Monday, November 15, 2010

Prohibition 1920-1933



The 18th Amendment brought in an American-wide Prohibition that lasted 13 years and changed America in ways that are still reverberating, would probably never have happened at any other time in U.S. history, including embedding organized crime into the fabric of America. It was the culmination of a number of historic events and the oddest fusion of parties normally on opposite sides of the political and moral fence. It brought Republicans and Democrats, suffragettes and the KKK, unionists and industrialists together to form uneasy alliances to enact the first Amendment designed to impinge on the individual rights of Americans. The 18th Amendment was actually unconstitutional in doing this.

Racism on many levels played a huge role in the passage of the Amendment. Rotten-borough legislatures in existence which gave unequal voting powers to low population rural over heavily populated urban areas gave the rural, and mostly dry, votes more power than the wet urban groups. This reapportioning would have been corrected following the 1920 Census, at which point urban votes would have overpowered the dry rurals. It was literally city versus country.

That the larger urban areas was made up of immigrant Irish, Italian, German, Greek, Jewish and other alien groups and the rural areas were more often nativists was another huge factor. Heavy drinking was linked with these immigrant groups and they favored saloons and pubs as the center of their community. These places were more than pubs, they were employment centers, mail drops and political stumps. Political alliances and votes could be bought and sold at local saloons. Patrick J. Kennedy owned a pub in Haymarket Square in Boston and from there launched the Kennedy dynasty. Northern Democrats were more often than not supported by these immigrant groups, whereas Southern Democrats were more often made up of conservative nativists who also supported segregation and were dry. On both sides there were wet-drys and dry-wets, those who voted one way or the other depending on political needs and whichever way the wind was blowing.
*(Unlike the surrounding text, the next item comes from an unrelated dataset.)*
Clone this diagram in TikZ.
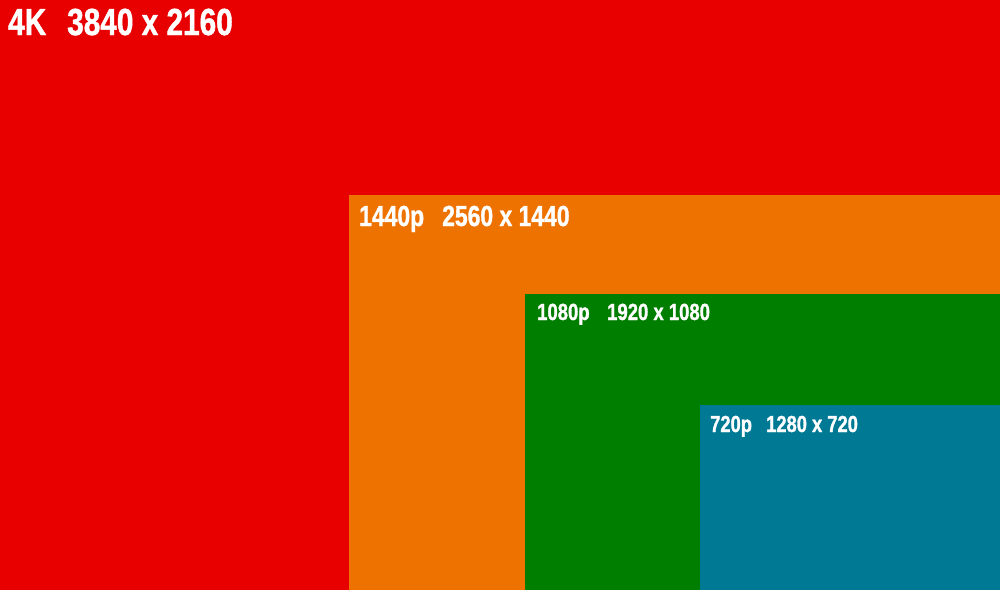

And in the early 1900s it was blowing a dry wind. There had been numerous ongoing movement toward prohibitions, and many states were already dry by the turn of the century. At the same time there had always been a suffragette movement seeking the vote for women. Prohibition and Votes for women moved along a parallel path. The drys knew they needed the women’s vote to get their measure past. The wets opposed the passage of such a law for the exact same reason.

Rising Anti-Semitism and the hostilities in Europe further played into the hands of the drys. Most distilleries were owned by Jews, and most breweries were in the hands of Germans. The French, Italians and all Catholics were wine drinkers and were disliked by the newly reborn Ku Klux Klan who had more than the now free black population on their minds. Racists and progressives alike saw alcohol as the demon rum that unleashed the simple minds of black men and turned them into animals.

When America was drawn into the First World War ant-German sentiment soared. They were demonized in papers and from pulpits as Reverend Purley A. baker, a methodist minister who was the national superintendent of the Anti-Saloon League, the driving and unifying force being Prohibition, said they were “a race of people... who eat like gluttons and drink like swine.”

Socialists hated alcohol because they thought a mind clouded by intoxicants was more easy to control. Industrialists voted dry because drunken workers cost them money.

One other major event had to occur before Prohibition would be supported by so many. The 16th Amendment. Until an income tax could be levied, the sales tax on liquor was the primary source of revenue for the federal government. The only other income came from import tariffs, which raised the cost of imported items and were unwelcome by consumers, so the sale of alcohol was necessary to fund a federal government. Once that was eliminated, the way was open for a push to prohibit alcohol country wide.